10. Check headroom against the full drum/bass bus
The final step is not on the siren track — it’s in the context of the full track. Loop a section with drums, sub, bass, and siren active. Watch the master without mastering processing and aim for sensible mix headroom.
Practical checks:
- If the siren makes the snare feel smaller, reduce midrange around 2–4 kHz
- If the kick loses punch, lower siren volume or compress harder
- If the bass loses definition, high-pass the siren more aggressively
- If the master peaks jump when the siren hits, trim the parallel saturation return first
Good headroom management often comes from the return tracks, not just the dry channel. If your ambience or saturation return is too loud, the whole mix will feel “full” but not powerful. In DnB, power comes from contrast, not constant density.
Common Mistakes
- Fix: lower instrument output first, then re-balance with track fader.
- Fix: use EQ Eight to dip harsh upper mids, especially around 2.5–5 kHz.
- Fix: move reverb to a return track and high-pass the return.
- Fix: reduce gain reduction and let some transient pass through.
- Fix: keep the dry siren centered; use width mainly on FX returns.
- Fix: level-match every stage so you judge tone, not volume.
- Fix: use the siren as a phrase marker, not continuous wallpaper.
Pro Tips for Darker / Heavier DnB
- Keep it filtered and subtle, just enough to add menace.
- A narrow resonance peak sweeping slightly can create that haunted, oldskool pressure without needing more volume.
- Keep the front of the siren dry and sharp, but let the echo/reverb tail become murkier for atmosphere.
- Short duplicated siren hits before a drop can create a “rewind tension” feeling without actual rewind FX.
- High-pass the distortion return so you get grit and attitude without mud.
- For example: open the filter across 8 bars while the break evolves, then cut it hard on the downbeat of the drop.
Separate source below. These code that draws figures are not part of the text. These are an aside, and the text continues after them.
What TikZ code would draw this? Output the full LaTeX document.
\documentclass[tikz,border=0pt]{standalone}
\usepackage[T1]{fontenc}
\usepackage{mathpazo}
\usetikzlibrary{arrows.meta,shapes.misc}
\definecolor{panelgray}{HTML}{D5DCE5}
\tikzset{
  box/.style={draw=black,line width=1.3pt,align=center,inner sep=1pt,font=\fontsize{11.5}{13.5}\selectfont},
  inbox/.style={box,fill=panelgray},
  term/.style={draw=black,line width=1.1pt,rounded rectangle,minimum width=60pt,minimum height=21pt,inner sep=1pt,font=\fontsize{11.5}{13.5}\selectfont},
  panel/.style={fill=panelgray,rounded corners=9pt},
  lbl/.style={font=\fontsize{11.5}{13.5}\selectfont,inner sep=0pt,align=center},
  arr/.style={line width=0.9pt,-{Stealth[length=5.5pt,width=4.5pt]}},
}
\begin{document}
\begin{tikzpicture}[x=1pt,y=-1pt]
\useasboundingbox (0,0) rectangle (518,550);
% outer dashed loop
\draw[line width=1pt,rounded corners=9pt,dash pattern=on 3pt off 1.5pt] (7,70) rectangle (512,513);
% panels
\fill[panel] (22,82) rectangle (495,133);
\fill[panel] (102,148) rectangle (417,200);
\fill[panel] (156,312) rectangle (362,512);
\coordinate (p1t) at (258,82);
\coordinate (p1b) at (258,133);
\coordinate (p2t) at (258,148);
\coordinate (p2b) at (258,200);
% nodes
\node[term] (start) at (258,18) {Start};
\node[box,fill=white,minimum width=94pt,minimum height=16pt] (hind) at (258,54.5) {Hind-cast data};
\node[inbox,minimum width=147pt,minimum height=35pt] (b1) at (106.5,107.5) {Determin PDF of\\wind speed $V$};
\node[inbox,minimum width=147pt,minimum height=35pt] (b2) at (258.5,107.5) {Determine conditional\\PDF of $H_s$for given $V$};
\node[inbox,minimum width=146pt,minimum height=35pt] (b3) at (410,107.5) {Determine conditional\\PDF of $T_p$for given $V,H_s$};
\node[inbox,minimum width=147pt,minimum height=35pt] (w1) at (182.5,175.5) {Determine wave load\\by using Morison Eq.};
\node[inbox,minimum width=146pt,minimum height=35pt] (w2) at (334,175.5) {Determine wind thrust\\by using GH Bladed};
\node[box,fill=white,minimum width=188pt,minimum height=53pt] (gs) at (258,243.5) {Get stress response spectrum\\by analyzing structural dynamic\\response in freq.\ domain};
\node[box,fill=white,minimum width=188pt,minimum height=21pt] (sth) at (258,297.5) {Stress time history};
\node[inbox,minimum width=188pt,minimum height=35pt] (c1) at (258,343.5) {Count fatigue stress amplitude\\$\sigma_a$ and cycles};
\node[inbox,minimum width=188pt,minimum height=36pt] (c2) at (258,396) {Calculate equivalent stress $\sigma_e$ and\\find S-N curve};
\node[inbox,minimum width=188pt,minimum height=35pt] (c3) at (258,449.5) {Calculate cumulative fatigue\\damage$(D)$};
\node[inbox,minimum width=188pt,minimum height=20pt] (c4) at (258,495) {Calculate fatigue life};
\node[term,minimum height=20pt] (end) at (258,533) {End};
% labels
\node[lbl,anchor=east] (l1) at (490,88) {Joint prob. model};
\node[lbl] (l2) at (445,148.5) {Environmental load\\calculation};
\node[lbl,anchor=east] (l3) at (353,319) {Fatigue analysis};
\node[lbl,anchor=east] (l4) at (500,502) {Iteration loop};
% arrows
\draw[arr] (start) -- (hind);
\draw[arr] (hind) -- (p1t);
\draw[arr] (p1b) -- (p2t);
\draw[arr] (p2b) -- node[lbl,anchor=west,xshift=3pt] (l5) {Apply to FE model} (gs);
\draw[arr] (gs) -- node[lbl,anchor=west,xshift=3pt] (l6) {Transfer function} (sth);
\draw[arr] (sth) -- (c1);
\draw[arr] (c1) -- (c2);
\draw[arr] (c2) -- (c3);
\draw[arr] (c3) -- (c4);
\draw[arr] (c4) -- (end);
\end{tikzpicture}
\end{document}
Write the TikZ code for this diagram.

That contrast feels properly DnB.
- A siren glued into a textured bed sounds more authentic than a dry siren floating in silence.
Mini Practice Exercise
Spend 10–20 minutes building a siren moment for an 8-bar jungle intro:
1. Create a dub siren track with Operator or Analog.
2. Add EQ Eight, Compressor, and Saturator.
3. Set up one return track with Hybrid Reverb and one with Saturator.
4. Write a simple 2-note siren phrase over 8 bars.
5. Automate the filter to open gradually across bars 1–8.
6. Send more to reverb on the last two bars only.
7. Sidechain the siren lightly from the snare group.
8. Compare the dry, processed, and full-mix versions.
9. Resample the best version to audio and trim the tail.
10. Check mono and lower the returns until the track still feels energetic but leaves room for kick and sub.
Goal: by the end, your siren should sound powerful but not louder than the drums. It should feel like part of the arrangement, not a separate layer.